Perfeitamente. É o que chamamos de open innovation. Pode funcionar desde que contemple alguns pontos. Que as ideias, além de boas ideias, sejam aplicáveis pelo poder público. Não basta serem boas ideias, têm de gerar ao menos um protótipo. Outro ponto fundamental para um hackaton dar certo é oferecer uma boa premiação, um bom reconhecimento. Porto Alegre se preocupou com esses pontos. Fiquei feliz que o primeiro prêmio será uma viagem a Barcelona, para que conheçam pessoalmente ideias inovadoras.
Quando o senhor veio a Porto Alegre da última vez era uma outra administração municipal. Houve mudança em relação ao Pacto Alegre?
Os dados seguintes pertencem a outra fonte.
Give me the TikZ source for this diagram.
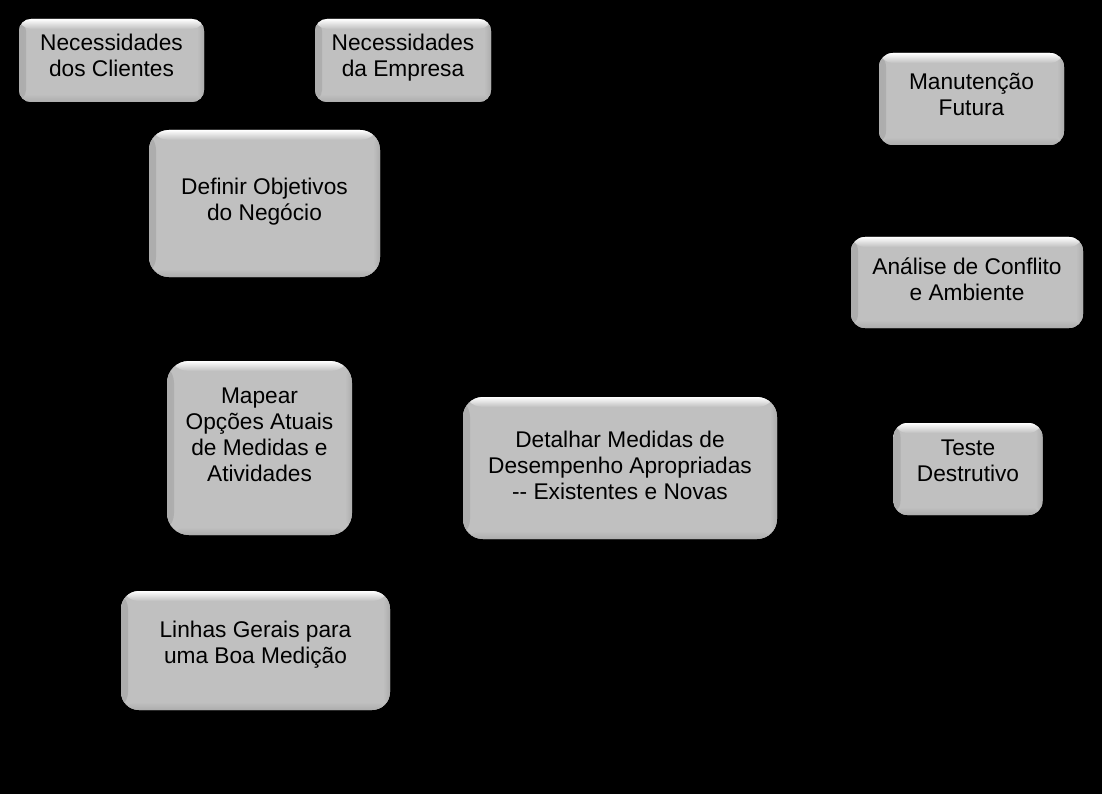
\documentclass[tikz,border=0pt]{standalone}
\usepackage{fontspec}
\setmainfont{Liberation Sans}
\definecolor{boxgray}{HTML}{C0C0C0}
\definecolor{boxdark}{HTML}{ADADAD}
\tikzset{
  bev/.style={rounded corners=#1, fill=boxgray, inner sep=0pt, draw=none,
    path picture={
      \shade[left color=boxdark, right color=boxgray]
        (path picture bounding box.south west) rectangle ([xshift=7pt]path picture bounding box.north west);
      \shade[left color=boxgray, right color=boxdark]
        ([xshift=-7pt]path picture bounding box.south east) rectangle (path picture bounding box.north east);
      \shade[top color=boxgray, bottom color=boxdark]
        ([yshift=8pt]path picture bounding box.south west) rectangle (path picture bounding box.south east);
      \shade[top color=white, bottom color=boxgray]
        (path picture bounding box.north west) rectangle ([yshift=-10pt]path picture bounding box.north east);
    }},
  bev/.default=12pt,
  txt/.style={align=center, text=black, font=\fontsize{22.7}{26}\selectfont, inner sep=0pt}
}
\begin{document}
\begin{tikzpicture}[x=1pt,y=-1pt]
\fill[black] (0,0) rectangle (1102,794);
\useasboundingbox (0,0) rectangle (1102,794);

\node[bev=12pt, minimum width=185pt, minimum height=83pt] (nc) at (111.5,60.5) {};
\node[txt, anchor=north] (ncT) at (111.5,34) {Necessidades\\dos Clientes};

\node[bev=12pt, minimum width=176pt, minimum height=83pt] (ne) at (403,60.5) {};
\node[txt, anchor=north] (neT) at (403,34) {Necessidades\\da Empresa};

\node[bev=20pt, minimum width=231pt, minimum height=147pt] (dob) at (264.5,203.5) {};
\node[txt, anchor=north] (dobT) at (264.5,178) {Definir Objetivos\\do Negócio};

\node[bev=14pt, minimum width=185pt, minimum height=92pt] (mf) at (971.5,99) {};
\node[txt, anchor=north] (mfT) at (971.5,73) {Manutenção\\Futura};

\node[bev=14pt, minimum width=232pt, minimum height=91pt] (ac) at (967,282.5) {};
\node[txt, anchor=north] (acT) at (967,258) {Análise de Conflito\\e Ambiente};

\node[bev=22pt, minimum width=185pt, minimum height=174pt] (mp) at (259.5,448) {};
\node[txt, anchor=north] (mpT) at (259.5,388) {Mapear\\Opções Atuais\\de Medidas e\\Atividades};

\node[bev=20pt, minimum width=314pt, minimum height=142pt] (dm) at (620,468) {};
\node[txt, anchor=north] (dmT) at (620,431) {Detalhar Medidas de\\Desempenho Apropriadas\\-{}- Existentes e Novas};

\node[bev=14pt, minimum width=149pt, minimum height=92pt] (td) at (968,469) {};
\node[txt, anchor=north] (tdT) at (968,440) {Teste\\Destrutivo};

\node[bev=18pt, minimum width=269pt, minimum height=119pt] (lg) at (255.5,650.5) {};
\node[txt, anchor=north] (lgT) at (255.5,621) {Linhas Gerais para\\uma Boa Medição};
\end{tikzpicture}
\end{document}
A ideia do Pacto é justamente trazer universidades e outros agentes para que a iniciativa se torne maior do que o governo, que é apenas um dos agentes e transitório. Tenho que reconhecer que o prefeito Sebastião Melo e sua equipe estão claramente comprometidos, como estavam (Nelson) Marchezan e (José) Fortunati. Todos estiveram dispostos a somar a longo prazo.
Uma das iniciativas do Pacto Alegre é criar uma marca para a cidade. Por que isso é importante?
Uma marca exalta o posicionamento da cidade a partir de uma projeção das suas capacidades. É importante, claro, para ajudar a cidade a ser associada àquilo que deseja ser associada. Porém, é importante também para desafiar quem trabalha com design na cidade a tentar resumi-la, representá-la em desenho. Em Barcelona, o design é visto como um fator de transformação para competitividade, sustentabilidade e impacto social, por isso há o Centro de Design de Barcelona, que funciona como um cluster de talentos e projetos. Minha sugestão para Porto Alegre é escolher um prédio no Centro e fazer o mesmo.
O Pacto Alegre elencou sete projetos como prioridades para o desenvolvimento da cidade. Entre as prioridades, qual é a prioridade, na sua opinião?
Todos me parecem importantes a longo prazo. Mas, como estamos falando de prioridades, me agrada Porto Alegre trabalhar para ser uma cidade educadora. Porque educar significa detectar talentos e propiciar condições de desenvolvimento para pessoas e, a partir delas, para a cidade. Uma coisa que perpassa essas prioridades são as entregas de espaços para que os projetos se desenvolvam, como foi o Instituto Caldeira. Em 2018, não havia nada naquele local. Espero que isso continue acontecendo.